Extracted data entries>
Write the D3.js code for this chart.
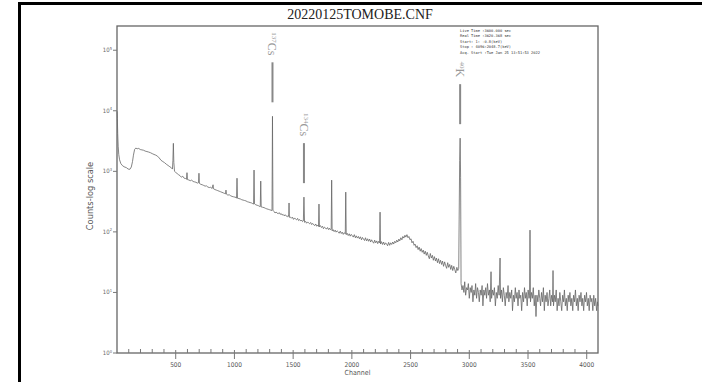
<!DOCTYPE html>
<html>
<head>
<meta charset="utf-8">
<script src="https://cdn.jsdelivr.net/npm/d3@7"></script>
<style>
  html, body { margin: 0; padding: 0; background: #fff; }
  svg { display: block; }
</style>
</head>
<body>
<div class="chart"></div>
<script>
const width = 702;
const height = 382;
const margin = { top: 26, right: 104, bottom: 29, left: 117 };

const title = "20220125TOMOBE.CNF";
const xLabel = "Channel";
const yLabel = "Counts-log scale";
const xTicks = [500, 1000, 1500, 2000, 2500, 3000, 3500, 4000];
const yTicks = [1, 10, 100, 1000, 10000, 100000];
const infoLines = [
    "Live Time  :3600.000 sec",
    "Real Time  :3620.368 sec",
    "Start:     1:   -0.8(keV)",
    "Stop : 4096:2048.7(keV)",
    "Acq. Start :Tue Jan 25 13:51:53 2022"
];

// isotope markers: mass number, element, channel of the peak, peak counts
const isoMass = ["137", "134", "40"];
const isoName = ["Cs", "Cs", "K"];
const isoChannel = [1324, 1592, 2922];
const isoPeak = [8100, 375, 3530];

// spectrum: [channel, counts]
const spectrum = [
[1,9800],[3,7500],[6,4200],[10,2600],[15,1900],[22,1550],[32,1350],[45,1250],[60,1190],[80,1150],
[95,1090],[110,1080],[122,1180],[132,1450],[140,1850],[150,2300],[160,2420],[172,2360],[185,2390],[198,2290],
[212,2260],[226,2230],[240,2160],[255,2120],[270,2080],[285,2030],[300,1960],[315,1900],[330,1850],[345,1780],
[360,1660],[375,1520],[390,1450],[405,1390],[420,1310],[435,1250],[450,1190],[462,1150],[472,1090],[476,1500],
[480,2900],[484,1400],[490,1000],[500,960],[512,920],[524,880],[536,850],[548,800],[560,830],[572,770],
[584,760],[592,740],[596,950],[600,730],[612,720],[624,700],[636,715],[648,680],[660,670],[672,660],
[684,640],[694,650],[698,930],[702,630],[714,610],[726,600],[738,585],[750,570],[762,575],[774,550],
[786,540],[798,545],[810,520],[818,600],[822,515],[834,500],[846,490],[858,480],[870,470],[882,460],
[894,450],[906,440],[918,430],[924,425],[928,490],[932,420],[944,405],[956,410],[968,395],[980,385],
[992,380],[1004,375],[1014,370],[1018,360],[1022,770],[1026,360],[1038,355],[1050,350],[1062,340],[1074,335],
[1086,330],[1098,325],[1110,315],[1122,310],[1134,305],[1146,300],[1156,292],[1163,288],[1167,1050],[1171,290],
[1182,280],[1194,275],[1206,270],[1216,262],[1220,262],[1224,690],[1228,258],[1240,255],[1252,252],[1264,245],
[1276,240],[1288,236],[1300,232],[1312,228],[1320,225],[1324,8100],[1328,228],
[1338,216],[1346,205],[1355,213],[1364,204],[1372,199],[1381,208],[1390,195],[1398,201],[1406,190],[1415,194],
[1424,184],[1432,192],[1441,183],[1450,178],[1458,186],[1462,180],[1465,300],[1468,174],[1477,176],[1486,168],
[1494,175],[1503,161],[1512,170],[1520,163],[1529,158],[1538,167],[1546,154],[1555,160],[1564,151],[1572,157],
[1580,148],[1587,152],[1592,375],[1597,144],[1606,149],[1614,139],[1623,146],[1632,140],[1640,136],[1649,143],
[1658,132],[1666,138],[1675,131],[1684,127],[1692,135],[1701,124],[1710,129],[1716,123],[1720,288],[1724,121],
[1732,127],[1741,118],[1750,124],[1758,113],[1767,120],[1776,116],[1784,111],[1793,118],[1802,109],[1810,115],
[1818,108],[1824,111],[1828,716],[1832,104],[1840,109],[1849,101],[1858,107],[1866,99],[1875,104],[1884,100],
[1892,95],[1901,103],[1910,94],[1918,99],[1927,91],[1936,97],[1944,93],[1948,454],[1952,90],[1960,95],
[1969,87],[1978,93],[1986,85],[1995,91],[2004,86],[2012,82],[2021,90],[2030,80],[2038,86],[2047,79],
[2056,84],[2064,77],[2073,83],[2082,74],[2090,81],[2099,76],[2108,72],[2116,80],[2125,71],[2134,77],
[2142,70],[2151,76],[2160,68],[2168,74],[2177,69],[2186,65],[2194,73],[2203,66],[2212,71],[2220,64],
[2229,70],[2236,66],[2240,212],[2244,63],[2252,69],[2261,62],[2270,68],[2278,61],[2287,66],[2296,63],
[2304,59],[2313,67],[2322,60],[2330,66],[2339,62],[2348,68],[2356,63],[2365,70],[2374,66],[2382,73],
[2391,68],[2400,76],[2408,71],[2417,80],[2426,74],[2434,84],[2443,79],[2452,88],[2460,82],[2469,90],
[2478,80],[2486,84],[2495,74],[2504,77],[2512,66],[2521,70],[2530,60],[2538,63],[2547,55],[2556,59],
[2564,51],[2573,56],[2582,48],[2590,53],[2599,46],[2608,50],[2616,43],[2625,48],[2634,41],[2642,46],
[2651,40],[2660,36],[2668,44],[2677,37],[2686,41],[2694,34],[2703,39],[2712,33],[2720,37],[2729,31],
[2738,36],[2746,30],[2755,34],[2764,29],[2772,33],[2781,27],[2790,32],[2798,28],[2807,25],[2816,31],
[2824,26],[2833,29],[2842,24],[2850,28],[2859,23],[2868,27],[2876,24],[2885,21],[2894,26],[2902,23],
[2910,25],[2918,1500],[2922,3530],[2926,800],[2930,14],
[2938,11],[2946,13],[2954,10],[2961,15],[2969,9],[2977,12],[2985,11],[2992,14],[3000,8],[3008,12],
[3016,10],[3023,13],[3031,7],[3039,11],[3047,9],[3054,14],[3062,8],[3070,12],[3078,10],[3085,7],
[3093,11],[3101,9],[3109,13],[3116,6],[3124,11],[3132,9],[3140,12],[3147,8],[3155,14],[3163,9],
[3171,11],[3178,7],[3185,22],[3190,8],[3198,11],[3206,9],[3214,12],[3222,6],[3230,10],[3238,8],
[3246,13],[3254,9],[3262,37],[3266,8],[3274,11],[3282,7],[3290,12],[3298,9],[3306,6],[3314,10],
[3322,8],[3330,13],[3337,7],[3345,10],[3353,8],[3361,11],[3368,5],[3376,9],[3384,7],[3392,12],
[3399,8],[3407,10],[3415,6],[3423,11],[3430,8],[3438,9],[3446,5],[3454,10],[3462,7],[3470,12],
[3477,8],[3485,10],[3493,6],[3501,11],[3509,8],[3513,9],[3517,107],[3521,7],[3529,10],[3537,8],
[3545,12],[3553,6],[3561,9],[3568,4],[3576,9],[3584,7],[3592,11],[3600,8],[3607,6],[3615,10],
[3623,7],[3631,12],[3639,5],[3646,9],[3654,7],[3662,10],[3670,6],[3678,8],[3685,11],[3693,6],
[3701,9],[3709,7],[3713,23],[3717,6],[3725,9],[3732,7],[3740,11],[3748,5],[3756,8],[3764,6],
[3771,10],[3779,7],[3787,5],[3795,9],[3803,7],[3810,11],[3818,6],[3826,8],[3834,5],[3842,9],
[3849,7],[3857,10],[3865,6],[3873,8],[3881,5],[3888,9],[3896,7],[3904,11],[3912,6],[3920,8],
[3927,5],[3935,9],[3943,7],[3951,10],[3959,6],[3966,8],[3974,5],[3982,9],[3990,7],[3998,10],
[4005,6],[4013,8],[4021,5],[4029,9],[4037,7],[4044,8],[4052,5],[4060,9],[4068,6],[4076,8],
[4084,5],[4091,7],[4095,6]
];

const sansFont = "'DejaVu Sans Condensed', 'Liberation Sans Narrow', sans-serif";
const serifFont = "'Liberation Serif', 'DejaVu Serif', serif";

const svg = d3.select("div.chart")
    .append("svg")
    .attr("width", width)
    .attr("height", height)
    .attr("viewBox", [0, 0, width, height]);

// black frame on the left and top
svg.append("path")
    .attr("d", `M19.5,${height} V3.5 H${width}`)
    .attr("fill", "none")
    .attr("stroke", "#000")
    .attr("stroke-width", 3);

const x = d3.scaleLinear()
    .domain([0, 4096])
    .range([margin.left, width - margin.right]);

const y = d3.scaleLog()
    .domain([1, Math.pow(10, 5.4)])
    .range([height - margin.bottom, margin.top]);

// plot box
svg.append("rect")
    .attr("x", margin.left)
    .attr("y", margin.top)
    .attr("width", width - margin.left - margin.right)
    .attr("height", height - margin.top - margin.bottom)
    .attr("fill", "none")
    .attr("stroke", "#666")
    .attr("stroke-width", 1.3);

// spectrum line
const line = d3.line()
    .x(d => x(d[0]))
    .y(d => y(d[1]));

svg.append("path")
    .datum(spectrum)
    .attr("fill", "none")
    .attr("stroke", "#666")
    .attr("stroke-width", 0.8)
    .attr("d", line);

// x axis: major ticks cross the axis, minor every 100 channels point inward
const xAxis = svg.append("g")
    .attr("transform", `translate(0,${height - margin.bottom})`);

xAxis.selectAll("line.minor")
    .data(d3.range(100, 4100, 100).filter(v => v % 500 !== 0))
    .join("line")
    .attr("class", "minor")
    .attr("x1", d => x(d)).attr("x2", d => x(d))
    .attr("y1", 0).attr("y2", -4)
    .attr("stroke", "#777");

xAxis.selectAll("line.major")
    .data(xTicks)
    .join("line")
    .attr("class", "major")
    .attr("x1", d => x(d)).attr("x2", d => x(d))
    .attr("y1", -3).attr("y2", 6)
    .attr("stroke", "#777");

xAxis.selectAll("text")
    .data(xTicks)
    .join("text")
    .attr("x", d => x(d))
    .attr("y", 14)
    .attr("text-anchor", "middle")
    .attr("font-family", sansFont)
    .attr("font-size", 6.5)
    .attr("fill", "#555")
    .text(d => d);

// y axis
const yAxis = svg.append("g")
    .attr("transform", `translate(${margin.left},0)`);

yAxis.selectAll("line")
    .data(yTicks)
    .join("line")
    .attr("x1", -4).attr("x2", 0)
    .attr("y1", d => y(d)).attr("y2", d => y(d))
    .attr("stroke", "#777");

const yLab = yAxis.selectAll("text")
    .data(yTicks)
    .join("text")
    .attr("x", -5)
    .attr("y", d => y(d) + 2)
    .attr("text-anchor", "end")
    .attr("font-family", sansFont)
    .attr("font-size", 6)
    .attr("fill", "#666");
yLab.append("tspan").text("10");
yLab.append("tspan")
    .attr("dy", -2.5)
    .attr("font-size", 4)
    .text(d => Math.round(Math.log10(d)));

// axis titles
svg.append("text")
    .attr("x", (margin.left + width - margin.right) / 2)
    .attr("y", height - 7)
    .attr("text-anchor", "middle")
    .attr("font-family", sansFont)
    .attr("font-size", 7)
    .attr("fill", "#555")
    .text(xLabel);

svg.append("text")
    .attr("transform", `translate(93,196) rotate(-90)`)
    .attr("text-anchor", "middle")
    .attr("font-family", sansFont)
    .attr("font-size", 9.2)
    .attr("fill", "#555")
    .text(yLabel);

svg.append("text")
    .attr("x", 360)
    .attr("y", 19)
    .attr("text-anchor", "middle")
    .attr("font-family", serifFont)
    .attr("font-size", 14)
    .attr("fill", "#222")
    .text(title);

// acquisition info
svg.append("g")
    .selectAll("text")
    .data(infoLines)
    .join("text")
    .attr("x", 460)
    .attr("y", (d, i) => 32 + i * 5.4)
    .attr("font-family", "'DejaVu Sans Mono', 'Liberation Mono', monospace")
    .attr("font-size", 3.7)
    .attr("fill", "#333")
    .text(d => d);

// isotope markers
const iso = svg.append("g")
    .selectAll("g")
    .data(isoChannel)
    .join("g")
    .attr("transform", (d, i) => `translate(${x(d)},${y(isoPeak[i])})`);

iso.append("line")
    .attr("x1", 0).attr("x2", 0)
    .attr("y1", -14).attr("y2", -54)
    .attr("stroke", "#888")
    .attr("stroke-width", 2);

const isoText = iso.append("text")
    .attr("transform", "translate(-4,-61) rotate(90)")
    .attr("text-anchor", "end")
    .attr("font-family", serifFont)
    .attr("font-size", 12)
    .attr("fill", "#999");
isoText.append("tspan")
    .attr("font-size", 7)
    .attr("dy", -4)
    .text((d, i) => isoMass[i]);
isoText.append("tspan")
    .attr("dy", 4)
    .text((d, i) => isoName[i]);
</script>
</body>
</html>
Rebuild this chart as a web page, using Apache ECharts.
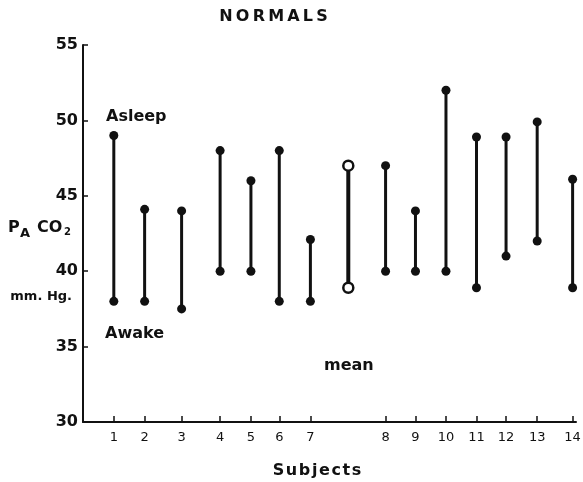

Problem statement>
Using the data above, copy each line that contains "this".

Correct response>
Write the D3.js code for this chart.
Rebuild this chart as a web page, using Apache ECharts.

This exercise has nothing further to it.